Rafiah border closed
Rafiah border closedIsrael news photo: Flash 90

Amin Maqbul, secretary general of Fatah's revolutionary council, said on Monday that Fatah is opposed to the opening of Gaza’s border with Egypt, as the Hamas government has demanded from the new Egyptian under President Mohammed Morsi and the Muslim Brotherhood.

Speaking with the Egyptian daily Al-Masry Al-Youm, Maqbul said that he is convinced that the new regime in Egypt will not be fooled by what he termed “the new-old Israeli plan, seeking to separate between Gaza and Judea and Samaria and annex Gaza into Egypt.”

Maqbul blamed Hamas for leading a policy of separating Gaza from the Palestinian Authority-controlled areas of Judea and Samaria, a plan which began to be implemented during the 2005 Israeli disengagement from Gaza. Maqbul claimed Hamas has given its blessing to this policy.

“There is evidence which indicates that Israel is interested in placing Gaza under Egyptian control,” he said, “and the most important evidence is the unilateral disengagement from Gaza, which was carried out without coordination with the Palestinian leadership.”
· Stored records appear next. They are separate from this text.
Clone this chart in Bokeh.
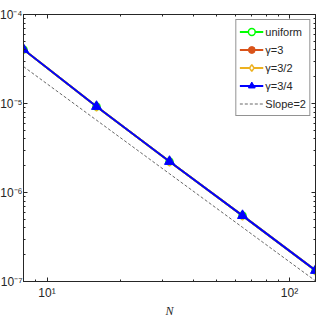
from bokeh.plotting import figure
from bokeh.models import LogAxis, FixedTicker, Legend, LegendItem
from bokeh.embed import file_html
from bokeh.resources import INLINE

N = [8, 16, 32, 64, 128]
err_uniform = [4.05e-5, 9.25e-6, 2.23e-6, 5.5e-7, 1.33e-7]
err_g3 = [4.05e-5, 9.25e-6, 2.23e-6, 5.5e-7, 1.33e-7]
err_g32 = [4.05e-5, 9.25e-6, 2.23e-6, 5.5e-7, 1.33e-7]
err_g34 = [4.05e-5, 9.25e-6, 2.23e-6, 5.5e-7, 1.33e-7]
slope2 = [2.6e-5, 6.5e-6, 1.625e-6, 4.06e-7, 1.016e-7]

xticks = [10, 100]
xminor = [8, 9, 20, 30, 40, 50, 60, 70, 80, 90]
xlabels = {10: "10¹", 100: "10²"}
yticks = [1e-7, 1e-6, 1e-5, 1e-4]
yminor = [k * 10.0 ** e for e in (-7, -6, -5) for k in range(2, 10)]
ylabels = {1e-7: "10⁻⁷", 1e-6: "10⁻⁶", 1e-5: "10⁻⁵", 1e-4: "10⁻⁴"}

FONT = "Liberation Sans"

p = figure(width=324, height=329, x_axis_type="log", y_axis_type="log",
           x_range=(8, 128), y_range=(1e-7, 1e-4),
           output_backend="svg", toolbar_location=None,
           min_border_left=24, min_border_right=5, min_border_top=18, min_border_bottom=44,
           styles={"margin-left": "-4px", "margin-top": "-4px", "margin-bottom": "-8px"})
p.grid.visible = False
p.outline_line_color = "#262626"
p.background_fill_color = "white"
p.border_fill_color = "white"

def style_axis(ax, labels, ticks, minor, show_labels=True):
    ax.ticker = FixedTicker(ticks=ticks, minor_ticks=minor)
    ax.major_tick_in = 4
    ax.major_tick_out = 0
    ax.minor_tick_in = 2
    ax.minor_tick_out = 0
    ax.axis_line_color = "#262626"
    ax.major_tick_line_color = "#262626"
    ax.minor_tick_line_color = "#262626"
    ax.major_label_text_font = FONT
    ax.major_label_text_font_size = "12px"
    ax.major_label_text_color = "#262626"
    ax.major_label_overrides = labels
    if not show_labels:
        ax.major_label_text_alpha = 0

xa = p.xaxis[0]
ya = p.yaxis[0]
style_axis(xa, xlabels, xticks, xminor)
style_axis(ya, ylabels, yticks, yminor)
ya.major_label_standoff = 1
xa.major_label_standoff = 4
xa.axis_label = "N"
xa.axis_label_text_font = "Liberation Serif"
xa.axis_label_text_font_style = "italic"
xa.axis_label_text_font_size = "12px"
xa.axis_label_text_color = "#262626"
xa.axis_label_standoff = 1

top = LogAxis()
right = LogAxis()
p.add_layout(top, "above")
p.add_layout(right, "right")
style_axis(top, xlabels, xticks, xminor, False)
style_axis(right, ylabels, yticks, yminor, False)
top.major_label_text_font_size = "0px"
right.major_label_text_font_size = "0px"
top.major_label_standoff = 0
right.major_label_standoff = 0

items = []
l1 = p.line(N, err_uniform, line_color="#00ff00", line_width=2)
m1 = p.scatter(N, err_uniform, marker="circle", size=7, line_color="#00ff00", fill_color="white", line_width=1.5)
items.append(LegendItem(label="uniform", renderers=[l1, m1]))
l2 = p.line(N, err_g3, line_color="#D95319", line_width=2)
m2 = p.scatter(N, err_g3, marker="circle", size=5, line_color="#D95319", fill_color="#D95319")
items.append(LegendItem(label="γ=3", renderers=[l2, m2]))
l3 = p.line(N, err_g32, line_color="#EDB120", line_width=2)
m3 = p.scatter(N, err_g32, marker="diamond", size=9, line_color="#EDB120", fill_color="white", line_width=1.5)
items.append(LegendItem(label="γ=3/2", renderers=[l3, m3]))
l4 = p.line(N, err_g34, line_color="#0000ff", line_width=2)
m4 = p.scatter(N, err_g34, marker="triangle", size=10, line_color="#0000ff", fill_color="#0000ff")
items.append(LegendItem(label="γ=3/4", renderers=[l4, m4]))
l5 = p.line(N, slope2, line_color="#404040", line_width=0.8, line_dash="3 2")
items.append(LegendItem(label="Slope=2", renderers=[l5]))

legend = Legend(items=items, location="top_right")
legend.label_text_font = FONT
legend.label_text_font_size = "11px"
legend.label_text_color = "#262626"
legend.label_standoff = 2
legend.label_height = 17
legend.glyph_height = 17
legend.glyph_width = 24
legend.spacing = 1
legend.padding = 3
legend.margin = 5
legend.border_line_color = "#262626"
legend.border_line_width = 1
legend.background_fill_alpha = 1
p.add_layout(legend)

open("out.html", "w").write(file_html(p, INLINE))
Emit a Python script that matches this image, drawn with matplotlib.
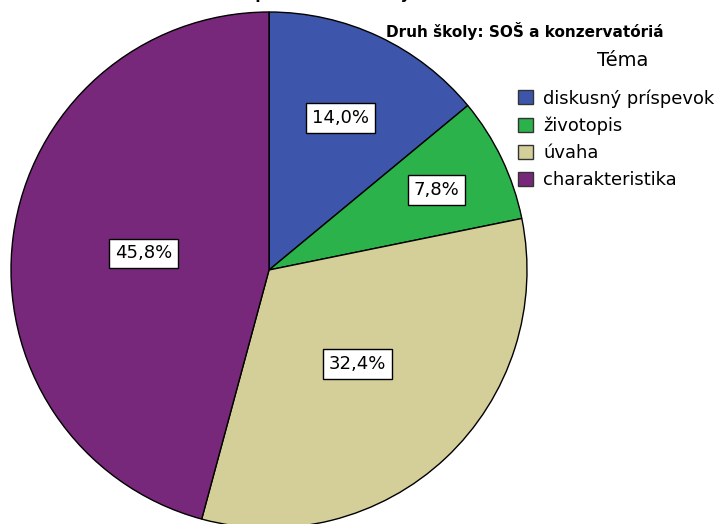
import matplotlib.pyplot as plt
import numpy as np
from matplotlib.patches import Patch

# data
temy = ['diskusný príspevok', 'životopis', 'úvaha', 'charakteristika']
podiely = [14.0, 7.8, 32.4, 45.8]
farby = ['#3D56AB', '#2CB24B', '#D4CF98', '#78287A']
popis_vzd = [0.65, 0.72, 0.50, 0.49]

fig = plt.figure(figsize=(7.24, 5.24), dpi=100)
R = 1.0
lim = 1.01
# pie box in pixels: centre (269,270), radius 258
px_r = 258 * lim
ax = fig.add_axes([(269 - px_r) / 724, (524 - 270 - px_r) / 524, 2 * px_r / 724, 2 * px_r / 524])

wedges, _ = ax.pie(podiely, colors=farby, startangle=90, counterclock=False,
                   radius=R, wedgeprops=dict(edgecolor='black', linewidth=1.0))
ax.set_xlim(-lim, lim)
ax.set_ylim(-lim, lim)
ax.set_aspect('auto')

for w, p, d in zip(wedges, podiely, popis_vzd):
    mid = np.deg2rad((w.theta1 + w.theta2) / 2)
    ax.text(d * np.cos(mid), d * np.sin(mid), f'{p:.1f}%'.replace('.', ','),
            ha='center', va='center', fontsize=13,
            bbox=dict(boxstyle='square,pad=0.32', facecolor='white', edgecolor='black', linewidth=1))

# titles (first one cut off at top like in the original)
fig.text(0.43, 1.012, 'PFIS podľa druhu školy', ha='center', va='center',
         fontsize=11, fontweight='bold')
fig.text(664 / 724, 1 - 31 / 524, 'Druh školy: SOŠ a konzervatóriá', ha='right', va='center',
         fontsize=11, fontweight='bold')

# legend
fig.text(623 / 724, 1 - 61 / 524, 'Téma', ha='center', va='center', fontsize=14)
handles = [Patch(facecolor=c, edgecolor='#333333', linewidth=1) for c in farby]
leg = fig.legend(handles, temy, loc='upper left',
                 bbox_to_anchor=(518 / 724, 1 - 89 / 524), frameon=False,
                 fontsize=12.9, handlelength=0.85, handleheight=0.85,
                 handletextpad=0.55, labelspacing=0.5, borderpad=0, borderaxespad=0)

fig.savefig('out.png', dpi=100)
He further claimed that another evidence of Israel’s support of this policy is that it turned a blind eye toward the arms smuggling by Hamas into Gaza, although it was known that the weapons would be used by Hamas in a violent coup against the PA which it carried out in 2007.

Maqbul claimed that in order to achieve its goal, Israel continues its siege of Gaza, a fact which adds pressure on the Egyptian leadership to open the border with Gaza.

He added that there is a tendency within the Hamas leadership to accept the separation of Gaza from Judea and Samaria, which is expressed in its placing pressure on Egypt to open the border with Gaza, while at the same time being silent about opening the crossing between Gaza and Judea and Samaria via Israel.

Last week it was reported that Hamas’ Prime Minister in Gaza, Ismail Haniyeh is expected to visit Cairo within the next few weeks, where he will meet with Morsi and ask him to reopen the border between Egypt and Gaza, which has been closed for the past five years.

Haniyeh, meanwhile, said on Friday that he is convinced that Morsi will protect Gaza against Israeli aggression and added he is convinced that Morsi will open the borders between Gaza and Egypt and will remove the blockade.

Hamas and Fatah have had a longtime row since Hamas violently overthrew the Fatah government in Gaza five years ago.

The two factions signed a reconciliation deal in May of 2011, but the deal has repeatedly faltered as the parties spar over its implementation.